The Iranian regime has long dismissed evidence of its violence and crimes by calling the documentation fabricated, staged, and foreign produced. Now a similar accusatory reflex has migrated to opposition media and diaspora accounts. Yet children were killed, even if there is false propaganda about their deaths. That the regime has an interest in publicizing these deaths does not mean that the deaths did not happen.

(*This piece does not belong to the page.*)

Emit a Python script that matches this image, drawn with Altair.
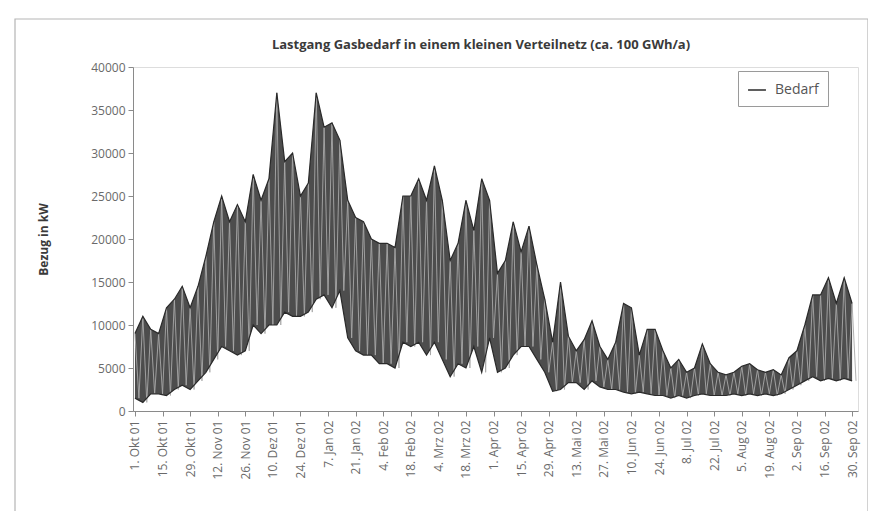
import altair as alt
import pandas as pd

# days since 1 Okt 01 (every 4 days), daily peak / trough envelope (kW)
DAYS = list(range(0, 368, 4))
HI = [9000, 11000, 9500, 9000, 12000, 13000, 14500, 12000, 14500, 18000,
      22000, 25000, 22000, 24000, 22000, 27500, 24500, 27000, 37000, 29000,
      30000, 25000, 26500, 37000, 33000, 33500, 31500, 24500, 22500, 22000,
      20000, 19500, 19500, 19000, 25000, 25000, 27000, 24500, 28500, 24500,
      17500, 19500, 24500, 21000, 27000, 24500, 16000, 17500, 22000, 18500,
      21500, 17000, 13000, 8000, 15000, 8700, 7000, 8300, 10500, 7500,
      6000, 8000, 12500, 12000, 6500, 9500, 9500, 7000, 5000, 6000,
      4500, 5000, 7800, 5500, 4500, 4200, 4500, 5200, 5500, 4800,
      4500, 4800, 4200, 6200, 7000, 10000, 13500, 13500, 15500, 12500,
      15500, 12500]
LO = [1500, 1000, 2000, 2000, 1800, 2500, 3000, 2500, 3500, 4500,
      6000, 7500, 7000, 6500, 7000, 10000, 9000, 10000, 10000, 11500,
      11000, 11000, 11500, 13000, 13500, 12000, 14000, 8500, 7000, 6500,
      6500, 5500, 5500, 5000, 8000, 7500, 8000, 6500, 8000, 6000,
      4000, 5500, 5000, 7500, 4500, 8500, 4500, 5000, 6500, 7500,
      7500, 6000, 4500, 2300, 2500, 3300, 3300, 2500, 3500, 2800,
      2500, 2500, 2200, 2000, 2200, 2000, 1800, 1800, 1500, 1800,
      1500, 1800, 2000, 1800, 1800, 1800, 2000, 1800, 2000, 1800,
      2000, 1800, 2000, 2500, 3000, 3500, 4000, 3500, 3800, 3500,
      3800, 3500]

TICK_DAYS = list(range(0, 365, 14))
TICK_LABELS = ["1. Okt 01", "15. Okt 01", "29. Okt 01", "12. Nov 01", "26. Nov 01",
               "10. Dez 01", "24. Dez 01", "7. Jan 02", "21. Jan 02", "4. Feb 02",
               "18. Feb 02", "4. Mrz 02", "18. Mrz 02", "1. Apr 02", "15. Apr 02",
               "29. Apr 02", "13. Mai 02", "27. Mai 02", "10. Jun 02", "24. Jun 02",
               "8. Jul 02", "22. Jul 02", "5. Aug 02", "19. Aug 02", "2. Sep 02",
               "16. Sep 02", "30. Sep 02"]
Y_TICKS = list(range(0, 40001, 5000))
TITLE = "Lastgang Gasbedarf in einem kleinen Verteilnetz (ca. 100 GWh/a)"

band = pd.DataFrame({"tag": DAYS, "lo": LO, "hi": HI, "serie": "Bedarf"})
rows = []
for d, h, l in zip(DAYS, HI, LO):
    rows.append({"tag": d, "kw": h})
    rows.append({"tag": d + 2, "kw": l})
line_df = pd.DataFrame(rows)
one = pd.DataFrame({"k": [0]})

label_expr = "[" + ",".join("'%s'" % s for s in TICK_LABELS) + "][round(datum.value/14)]"

xscale = alt.Scale(domain=[-1, 367], nice=False, zero=False)
yscale = alt.Scale(domain=[0, 40000], nice=False)

xaxis = alt.Axis(values=TICK_DAYS, labelExpr=label_expr, labelAngle=270,
                 labelAlign="right", labelBaseline="middle", title=None, grid=False,
                 labelFontSize=12, labelColor="#6a6a6a", labelFont="Open Sans",
                 domainColor="#8a8a8a", tickColor="#8a8a8a", tickSize=5, labelPadding=4,
                 labelOverlap=False, labelSeparation=0, labelBound=False, labelFlush=False)
yaxis = alt.Axis(values=Y_TICKS, format="d", title="Bezug in kW", grid=False,
                 labelFontSize=12, labelColor="#6a6a6a", labelFont="Open Sans",
                 titleFont="Open Sans", titleFontSize=12, titleFontWeight="bold",
                 titleColor="#3a3a3a", titlePadding=40,
                 domainColor="#8a8a8a", tickColor="#8a8a8a", tickSize=5, labelPadding=3)

X = alt.X("tag:Q", scale=xscale, axis=xaxis)

area = alt.Chart(band).mark_area(color="#4d4d4d").encode(
    x=X,
    y=alt.Y("lo:Q", scale=yscale, axis=yaxis),
    y2="hi:Q",
)

zigzag = alt.Chart(line_df).mark_line(strokeWidth=0.9, color="#a8a8a8").encode(
    x=X,
    y=alt.Y("kw:Q", scale=yscale, axis=yaxis),
)

upper = alt.Chart(band).mark_line(strokeWidth=1.2).encode(
    x=X,
    y=alt.Y("hi:Q", scale=yscale, axis=yaxis),
    color=alt.Color("serie:N", scale=alt.Scale(domain=["Bedarf"], range=["#2a2a2a"]),
                    legend=alt.Legend(title=None, orient="none", legendX=605, legendY=4,
                                      strokeColor="#9a9a9a", fillColor="white", padding=9,
                                      labelFontSize=14, labelColor="#555555",
                                      labelFont="Open Sans", symbolStrokeWidth=1.5,
                                      symbolSize=320, labelOffset=8)),
)
lower = alt.Chart(band).mark_line(strokeWidth=1.2, color="#2a2a2a").encode(
    x=X,
    y=alt.Y("lo:Q", scale=yscale, axis=yaxis),
)

title = alt.Chart(one).mark_text(text=TITLE, font="Open Sans", fontSize=13,
                                 fontWeight="bold", color="#3a3a3a", align="center",
                                 baseline="alphabetic", clip=False).encode(
    x=alt.value(348), y=alt.value(-18)
)

frame = alt.Chart(one).mark_rect(fill=None, stroke="#b5b5b5", strokeWidth=1.2,
                                 clip=False).encode(
    x=alt.value(-118), x2=alt.value(735), y=alt.value(-48), y2=alt.value(446)
)

chart = alt.layer(area, zigzag, upper, lower, title, frame).properties(
    width=725, height=344,
    autosize=alt.AutoSizeParams(type="none"),
    padding={"left": 125, "top": 59, "right": 10, "bottom": 100},
).configure_view(stroke="#8a8a8a", strokeWidth=1).configure(background="white")

chart.save("out.html", embed_options={"renderer": "svg", "actions": False})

Mourners in Minab buried the schoolgirls and staff on March 3. Iran’s foreign minister, Abbas Araghchi, posted a photograph on X of the burial site that was viewed 3 million times. Within hours, a diaspora account claimed that the image had been recycled from a Jakarta cemetery where COVID victims were buried in July 2021. The claim named the cemetery, the date, and the photographer, but none of that information was supported by reverse image search, metadata analysis, or other fact-checking. A verified account posted a “claim versus fact” graphic that said: “Iran releases AI altered photo of graves being dug for 160 girls.” At the same time, an account calling for “transparent investigation to ensure accountability” illustrated the real tragedy with an AI-generated image of parents mourning over shrouded bodies, further contaminating the evidentiary record that the post was trying to defend. The New York Times visual-investigations team geolocated the burial site to Minab’s Hermud Cemetery. Satellite imagery showed that the graves were dug on Monday in a previously untouched section of ground, consistent with a Saturday bombing and a Tuesday funeral. A New York Times journalist noted on X that the image was not AI generated.

To learn that the regime staged an elaborate, televised funeral for children killed by foreign strikes produces in many Iranians, inside and outside the country, a rage that I understand. The protests that started on December 28, 2025, and reached their intensity on January 8 and 9, were answered with what is thought to have been massacres of thousands of protesters, including children. Parents went through great pains to retrieve their children’s bodies. When bodies were returned, families were sometimes asked to pay exorbitant fees, to agree to conditions denying burials or dignified funerals, or forced to concede that the dead were members of the security forces and had been killed by “terrorists.”

But the resentment at the regime’s selective grief does not make the graves empty. It does not make the children un-real. And it does not justify dismissing evidence of their deaths with a two-letter accusation: “AI.”

Both formulations, the denials of the bombing and the uses of the bombing for propaganda, begin and end in the same place: Evidence has ceased to function as it should.

[Jonathan Lemire: Trump isn’t even trying to sell this war]

One hundred seventy-five people were reportedly buried in Minab, most of them children. Nearly every actor in this conflict, from every direction, has made it difficult to establish that these children lived, that they were killed, and that someone is responsible. In Minab, the fact of these children’s deaths has been documented, verified, and geolocated. None of it has been enough to prevent the doubt from spreading faster than the evidence.